Archive for February 12th, 2010
Groundhog Day in Burundi…
I spoke to a Burundian friend earlier this evening who is deeply concerned about rising tensions in his home country ahead of elections scheduled for June. A video on the “Burundi Transparence” website purports to show the ruling CNDD-FDD party’s youth militia acting out a show of strength in scenes worryingly reminiscent of pre-genocide Rwanda in 1994.
Human Rights Watch put out a detailed report on the militias mid-way through last year:
Beginning in December 2008, residents of Busoni commune, Kirundo province and Kayogoro commune, Makamba province reported “militia-like” activities by former FDD combatants and members of the CNDD-FDD youth league, known as “Imbonerakure.” The youth, with the acquiescence of local administrative, police, and party officials, carried out harassment and arrests of political opponents…
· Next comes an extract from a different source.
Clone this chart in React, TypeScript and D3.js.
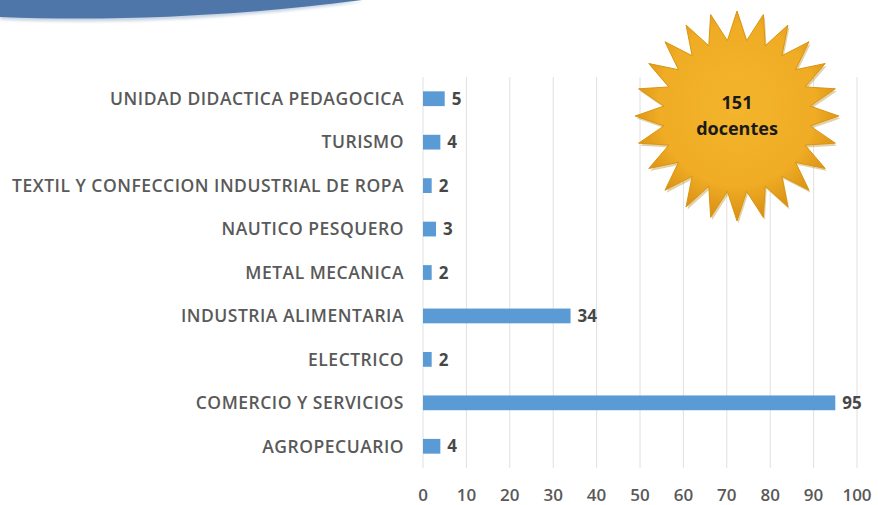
import React from "react";
import * as d3 from "d3";

const categories = [
  "UNIDAD DIDACTICA PEDAGOCICA",
  "TURISMO",
  "TEXTIL Y CONFECCION INDUSTRIAL DE ROPA",
  "NAUTICO PESQUERO",
  "METAL MECANICA",
  "INDUSTRIA ALIMENTARIA",
  "ELECTRICO",
  "COMERCIO Y SERVICIOS",
  "AGROPECUARIO",
];
const values = [5, 4, 2, 3, 2, 34, 2, 95, 4];
const xTicks = [0, 10, 20, 30, 40, 50, 60, 70, 80, 90, 100];
const badgeLines = ["151", "docentes"];

const W = 878;
const H = 505;
const FONT = "'Open Sans', 'Liberation Sans', sans-serif";

export default function App() {
  const x = d3.scaleLinear().domain([0, 100]).range([423, 857]);
  const y = d3.scaleBand<string>().domain(categories).range([77, 468]).paddingInner(0.66).paddingOuter(0.33);

  // starburst
  const cx = 737, cy = 116, rOut = 105, rIn = 76, nPts = 24;
  const starPts: [number, number][] = [];
  for (let i = 0; i < nPts * 2; i++) {
    const a = (Math.PI * i) / nPts - Math.PI / 2;
    const r = i % 2 === 0 ? rOut : rIn;
    starPts.push([Math.cos(a) * r * 0.97, Math.sin(a) * r]);
  }
  const starPath = d3.line()(starPts) + "Z";

  return (
    <div style={{ position: "fixed", left: 0, top: 0, width: W, height: H, overflow: "hidden" }}>
      <svg width={W} height={H} style={{ display: "block", background: "#fff" }}>
        <defs>
          <radialGradient id="gold" cx="50%" cy="45%" r="55%">
            <stop offset="0%" stopColor="#F3B52C" />
            <stop offset="70%" stopColor="#EFAC24" />
            <stop offset="100%" stopColor="#D88E14" />
          </radialGradient>
          <filter id="blur1" x="-10%" y="-10%" width="120%" height="140%">
            <feGaussianBlur stdDeviation="1.5" />
          </filter>
        </defs>
        {/* top swoosh */}
        <path d="M0,0 L364,0 C250,16 120,24 0,18 Z" fill="#C7D3E3" filter="url(#blur1)" transform="translate(0,1.5)" />
        <path d="M0,0 L362,0 C250,15 120,22 0,17 Z" fill="#4E76A8" />

        {/* gridlines */}
        {xTicks.map((t) => (
          <line key={t} x1={x(t)} x2={x(t)} y1={77} y2={468} stroke="#E0E0E0" strokeWidth={1} />
        ))}

        {/* bars */}
        {categories.map((c, i) => (
          <g key={c}>
            <rect x={x(0)} y={y(c)!} width={x(values[i]) - x(0)} height={y.bandwidth()} fill="#5B9BD5" />
            <text
              x={x(values[i]) + 7}
              y={y(c)! + y.bandwidth() / 2}
              dy="0.36em"
              fontFamily={FONT}
              fontWeight={700}
              fontSize={17}
              fill="#474747"
            >
              {values[i]}
            </text>
            <text
              x={404}
              y={y(c)! + y.bandwidth() / 2}
              dy="0.36em"
              textAnchor="end"
              fontFamily={FONT}
              fontWeight={600}
              fontSize={17.5}
              letterSpacing={0.5}
              fill="#595959"
            >
              {c}
            </text>
          </g>
        ))}

        {/* x tick labels */}
        {xTicks.map((t) => (
          <text
            key={t}
            x={x(t)}
            y={501}
            textAnchor="middle"
            fontFamily={FONT}
            fontSize={17}
            fontWeight={600}
            fill="#595959"
          >
            {t}
          </text>
        ))}

        {/* starburst badge */}
        <g transform={`translate(${cx},${cy})`}>
          <path d={starPath} fill="#B07A10" opacity={0.35} transform="translate(1.5,2.5)" />
          <path d={starPath} fill="url(#gold)" stroke="#D9960F" strokeWidth={1} />
          {badgeLines.map((l, i) => (
            <text
              key={l}
              x={0}
              y={-13 + i * 26}
              dy="0.36em"
              textAnchor="middle"
              fontFamily={FONT}
              fontWeight={700}
              fontSize={18}
              fill="#1a1a1a"
            >
              {l}
            </text>
          ))}
        </g>
      </svg>
    </div>
  );
}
In Busoni commune, Kirundo province, the CNDD-FDD youth league engaged in “night-time sports,” which involved parading with large sticks in military fashion.[229] According to media reports, these youth also chanted threatening slogans about “crushing their opponents.” Jean Minani, a prominent parliamentarian from Busoni and founder of “Frodebu-Nyakuri,” a splinter group of FRODEBU that generally aligns with CNDD-FDD, told Human Rights Watch he had observed the activities. He confirmed that the youth were armed with sticks and clubs, and chanted slogans in Kirundi which roughly translated as “Those who are not with us will be sent into exile or die.”
The International Crisis Group warned today that:
The CNDD-FDD youth wing’s physical training, war songs and quasi-military organisation raise the spectre of militia violence and a large-scale intimidation campaign. The other former rebels, the Forces nationales de libération (FNL) and the Front pour la démocratie au Burundi (FRODEBU) are mobilising their own youth wings to oppose intimidation tactics. The police have remained passive or become accomplices to the ruling party’s abuses.
The ICG recommends that the international donor community:
Warn Burundian political leaders that those responsible for atrocity or other grave political crimes will be prosecuted – by the International Criminal Court or a special tribunal if necessary – and that targeted sanctions will be imposed on those resorting to massive fraud or violence to win the elections.
On the face of it this might sound reasonable enough, but to someone who’s been following the situation in Burundi for nearly a decade now, there’s an eerie sense of déja vu.
Here’s a report from 2005 on the violence that preceded the elections last time around:
[Nureldine] Satti demanded an investigation into mortar attacks that wounded five in the suburbs of the capital Bujumbura on Tuesday night, and recent reports of summary executions in Bujumbura Rural province… “We want to know the truth. The UN and the international community will not tolerate war crimes anymore. Any individual, any group responsible for war crimes will be held accountable for its acts,” he told a press conference.
And here’s a report from 2004, after Hutu-extremists massacred 160 Tutsi refugees at the Gatumba refugee camp in Burundi:
“The people who committed this terrible crime must be out of their heads. They are really terrorists,” Mrs [Agnes] Van Ardenne told reporters after visiting the refugee camp at the weekend. She said the suspects should be tried by the International Criminal Court. The FNL has indicated it will face its responsibility and appear before the court in The Hague. There will be no mercy for the perpetrators of the massacre, Mrs Van Ardenne said.
And here’s a UN security council statement from 1996:
The Council shares the Secretary-General’s deep concern at the situation in Burundi, which has been characterized by daily killings, massacres, torture and arbitrary detention. It condemns in the strongest terms those responsible for such actions, which must cease immediately… It reiterates that all who commit or authorize the commission of serious violations of international humanitarian law are individually responsible for such violations and should be held accountable.
Not one of these declarations has been honoured. Efforts to refer the Gatumba massacre to the International Criminal Court quickly stalled amid a lack of political will – and silence from the International Crisis Group. The UN’s longstanding promise of a “special chamber” for Burundi remains little more than a twinkle in Ban Ki Moon’s eye, having got lost in endless negotiations with the same Burundian government officials who would likely become defendants were it ever to get off the ground.
Threatening to prosecute people – as distinct from actually putting war criminals on trial – certainly has the advantage of being free and not particularly timeconsuming. But if the International Crisis Group is really in the business of trying to stop Burundi’s political elite from organising yet more mass-killings, it’s difficult to see how, on past form, getting donors to issue yet more empty threats is likely to make any difference at all to the situation.